Philip,I thought you might find this interesting.  Maybe you know a few people who are looking for companions.

Many people were outraged at the prospect that Rocky would be put down: a 9-1/2 year old, disabled retired MWD and three tour Iraq war veteran. Most thought it callous that the military would simply end his life after he had given his in service, but that’s simply not the case.

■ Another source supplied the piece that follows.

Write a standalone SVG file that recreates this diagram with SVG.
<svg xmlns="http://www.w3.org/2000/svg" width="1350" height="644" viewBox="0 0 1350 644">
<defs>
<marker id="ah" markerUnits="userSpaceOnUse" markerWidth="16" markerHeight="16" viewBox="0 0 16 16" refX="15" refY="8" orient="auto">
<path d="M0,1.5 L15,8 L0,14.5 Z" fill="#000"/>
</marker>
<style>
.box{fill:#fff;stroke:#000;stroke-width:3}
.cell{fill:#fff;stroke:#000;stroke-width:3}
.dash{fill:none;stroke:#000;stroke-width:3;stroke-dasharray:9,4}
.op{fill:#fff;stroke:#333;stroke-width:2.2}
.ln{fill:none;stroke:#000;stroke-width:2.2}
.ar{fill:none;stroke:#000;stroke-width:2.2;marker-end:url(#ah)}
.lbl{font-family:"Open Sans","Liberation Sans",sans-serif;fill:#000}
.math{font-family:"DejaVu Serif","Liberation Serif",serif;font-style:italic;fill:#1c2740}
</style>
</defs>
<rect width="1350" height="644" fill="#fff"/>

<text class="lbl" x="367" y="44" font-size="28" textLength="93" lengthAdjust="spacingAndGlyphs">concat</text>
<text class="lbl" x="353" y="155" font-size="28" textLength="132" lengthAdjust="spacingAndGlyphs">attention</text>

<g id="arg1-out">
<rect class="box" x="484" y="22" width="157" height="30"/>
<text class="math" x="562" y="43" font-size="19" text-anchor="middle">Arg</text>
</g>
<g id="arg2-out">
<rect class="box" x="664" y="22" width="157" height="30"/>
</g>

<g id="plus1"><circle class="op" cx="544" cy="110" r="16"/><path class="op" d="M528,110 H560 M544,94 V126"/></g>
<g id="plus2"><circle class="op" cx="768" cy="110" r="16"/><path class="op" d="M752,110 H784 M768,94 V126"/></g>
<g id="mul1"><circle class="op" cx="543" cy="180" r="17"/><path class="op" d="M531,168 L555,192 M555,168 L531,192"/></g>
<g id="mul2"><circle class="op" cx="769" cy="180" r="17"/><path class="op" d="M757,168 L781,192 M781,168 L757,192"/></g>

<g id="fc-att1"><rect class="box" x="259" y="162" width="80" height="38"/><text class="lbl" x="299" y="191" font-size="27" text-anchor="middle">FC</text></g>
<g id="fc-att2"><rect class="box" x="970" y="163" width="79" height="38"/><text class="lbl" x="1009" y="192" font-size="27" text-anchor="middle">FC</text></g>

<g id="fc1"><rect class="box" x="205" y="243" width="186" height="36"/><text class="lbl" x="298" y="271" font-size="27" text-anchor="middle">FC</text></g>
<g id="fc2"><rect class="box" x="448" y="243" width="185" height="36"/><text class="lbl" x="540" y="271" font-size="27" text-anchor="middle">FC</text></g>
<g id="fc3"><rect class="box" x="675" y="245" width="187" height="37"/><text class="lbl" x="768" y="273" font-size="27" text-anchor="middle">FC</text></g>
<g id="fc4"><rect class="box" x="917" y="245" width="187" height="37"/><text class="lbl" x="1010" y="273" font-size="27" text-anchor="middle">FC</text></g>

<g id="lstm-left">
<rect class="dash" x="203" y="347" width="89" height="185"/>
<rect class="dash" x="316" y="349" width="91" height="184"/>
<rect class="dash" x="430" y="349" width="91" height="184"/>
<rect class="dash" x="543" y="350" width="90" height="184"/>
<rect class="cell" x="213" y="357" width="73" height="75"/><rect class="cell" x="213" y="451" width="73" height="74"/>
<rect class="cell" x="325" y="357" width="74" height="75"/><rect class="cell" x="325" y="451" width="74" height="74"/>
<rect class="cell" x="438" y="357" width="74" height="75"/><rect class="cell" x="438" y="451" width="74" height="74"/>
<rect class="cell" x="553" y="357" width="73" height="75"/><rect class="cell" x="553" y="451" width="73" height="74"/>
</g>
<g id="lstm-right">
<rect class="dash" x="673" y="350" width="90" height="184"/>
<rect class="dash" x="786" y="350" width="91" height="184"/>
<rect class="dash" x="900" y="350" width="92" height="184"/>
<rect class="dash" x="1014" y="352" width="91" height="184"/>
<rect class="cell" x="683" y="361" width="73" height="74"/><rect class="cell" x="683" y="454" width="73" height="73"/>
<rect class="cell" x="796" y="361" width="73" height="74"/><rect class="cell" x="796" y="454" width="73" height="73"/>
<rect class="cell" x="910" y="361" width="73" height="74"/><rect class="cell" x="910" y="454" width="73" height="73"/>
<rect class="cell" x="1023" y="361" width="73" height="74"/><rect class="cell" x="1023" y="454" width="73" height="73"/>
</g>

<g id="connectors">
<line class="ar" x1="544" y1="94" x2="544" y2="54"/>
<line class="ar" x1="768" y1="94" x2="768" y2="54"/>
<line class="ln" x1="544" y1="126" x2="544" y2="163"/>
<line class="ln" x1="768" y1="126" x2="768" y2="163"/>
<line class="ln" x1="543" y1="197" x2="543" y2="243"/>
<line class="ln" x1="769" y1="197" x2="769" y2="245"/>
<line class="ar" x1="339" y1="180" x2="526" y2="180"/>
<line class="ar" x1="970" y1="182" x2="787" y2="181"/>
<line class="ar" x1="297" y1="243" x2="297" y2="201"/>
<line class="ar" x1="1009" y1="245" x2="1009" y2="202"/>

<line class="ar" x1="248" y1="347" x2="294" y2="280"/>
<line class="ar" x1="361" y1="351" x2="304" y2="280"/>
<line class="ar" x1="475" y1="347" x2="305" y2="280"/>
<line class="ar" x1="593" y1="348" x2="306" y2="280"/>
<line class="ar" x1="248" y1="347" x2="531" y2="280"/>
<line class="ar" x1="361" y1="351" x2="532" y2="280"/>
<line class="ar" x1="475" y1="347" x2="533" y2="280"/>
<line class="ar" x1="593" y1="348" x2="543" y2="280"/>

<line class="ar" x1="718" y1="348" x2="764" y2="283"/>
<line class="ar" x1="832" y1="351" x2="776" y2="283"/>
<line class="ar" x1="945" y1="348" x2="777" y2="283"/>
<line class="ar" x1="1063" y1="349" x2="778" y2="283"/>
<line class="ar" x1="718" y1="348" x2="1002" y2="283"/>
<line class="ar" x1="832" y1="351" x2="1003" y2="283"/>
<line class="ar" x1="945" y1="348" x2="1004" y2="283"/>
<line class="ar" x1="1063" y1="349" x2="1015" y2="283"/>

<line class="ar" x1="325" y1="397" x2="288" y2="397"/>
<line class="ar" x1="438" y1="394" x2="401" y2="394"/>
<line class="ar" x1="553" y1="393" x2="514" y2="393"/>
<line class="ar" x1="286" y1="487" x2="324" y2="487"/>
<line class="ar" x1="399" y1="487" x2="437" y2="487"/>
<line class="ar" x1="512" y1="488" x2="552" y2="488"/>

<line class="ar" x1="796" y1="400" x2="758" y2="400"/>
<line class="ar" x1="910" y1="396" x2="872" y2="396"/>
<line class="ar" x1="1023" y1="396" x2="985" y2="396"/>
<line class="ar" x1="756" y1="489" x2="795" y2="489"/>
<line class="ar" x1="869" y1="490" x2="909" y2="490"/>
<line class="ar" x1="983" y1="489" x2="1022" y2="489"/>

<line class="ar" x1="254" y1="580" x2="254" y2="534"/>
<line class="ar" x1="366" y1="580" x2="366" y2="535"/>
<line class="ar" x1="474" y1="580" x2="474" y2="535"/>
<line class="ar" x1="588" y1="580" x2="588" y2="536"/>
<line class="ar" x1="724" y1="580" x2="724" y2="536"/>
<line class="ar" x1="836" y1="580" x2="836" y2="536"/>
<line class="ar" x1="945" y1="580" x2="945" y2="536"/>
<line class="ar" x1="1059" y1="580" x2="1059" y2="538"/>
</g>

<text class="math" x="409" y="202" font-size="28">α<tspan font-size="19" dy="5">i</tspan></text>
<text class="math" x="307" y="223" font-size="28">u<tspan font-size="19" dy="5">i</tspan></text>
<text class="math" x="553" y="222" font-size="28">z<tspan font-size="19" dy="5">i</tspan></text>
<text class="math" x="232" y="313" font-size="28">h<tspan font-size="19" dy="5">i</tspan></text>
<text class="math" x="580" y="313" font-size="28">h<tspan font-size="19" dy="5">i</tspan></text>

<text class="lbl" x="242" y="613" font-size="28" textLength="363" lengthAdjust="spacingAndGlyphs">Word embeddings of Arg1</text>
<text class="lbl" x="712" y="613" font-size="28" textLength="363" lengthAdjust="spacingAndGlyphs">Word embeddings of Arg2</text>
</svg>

Like many working canines, during his last few years of service Rocky had many different handlers. While the vast majority of war dogs are adopted by their handlers - more than 90% – Rocky no longer had a steady handler, no special bond with any one person. And while he was eligible to be adopted by other military personnel that might have wanted him, the unique challenges of his disability meant that Rocky couldn’t just go to any home – he needed someone who had ample time and patience to care for him. Since no suitable adopter was found and the kennels on base were ill equipped to address his specific disabilities, the military felt it had no choice but to slate him for euthanasia.
By chance, Pets for Patriots was contacted by a concerned animal lover. After verifying the story and basic facts, we posted Rocky’s plight and – well, the rest is history. A flood of applicants hit Lackland and Rocky was saved. We’re grateful that the veterinary team at Camp Pendleton shared Rocky’s story and gave us the opportunity to change his fate for the better.
Rocky, a retired, disabled military working dog who was saved by our appeal, exposed a lot of misconceptions about the fate of military working dogs once they’re retired from service. Most of these animals are eligible for adoption and are placed into appropriate and loving homes.
Until recently, it was legal and common practice to abandon or put down military working dogs, known as MWDs, at the end of their useful service. Historically viewed as “surplus equipment,” they weren’t seen as having value beyond the military purpose for which they were trained. That mindset has changed dramatically, due in no small part to the public’s growing awareness of how these animals were treated after years of dutiful service. But it was one military war dog in particular – a dog named Robby – whose own fate changed that of other MWDs to come. Robby’s Law (H.R.5314) was signed by President Bill Clinton in November 2000 and required that all MWDs suitable for adoption be available for placement after their service. Unfortunately it was too late to save Robby, whose former handler fought valiantly to adopt him, to no avail.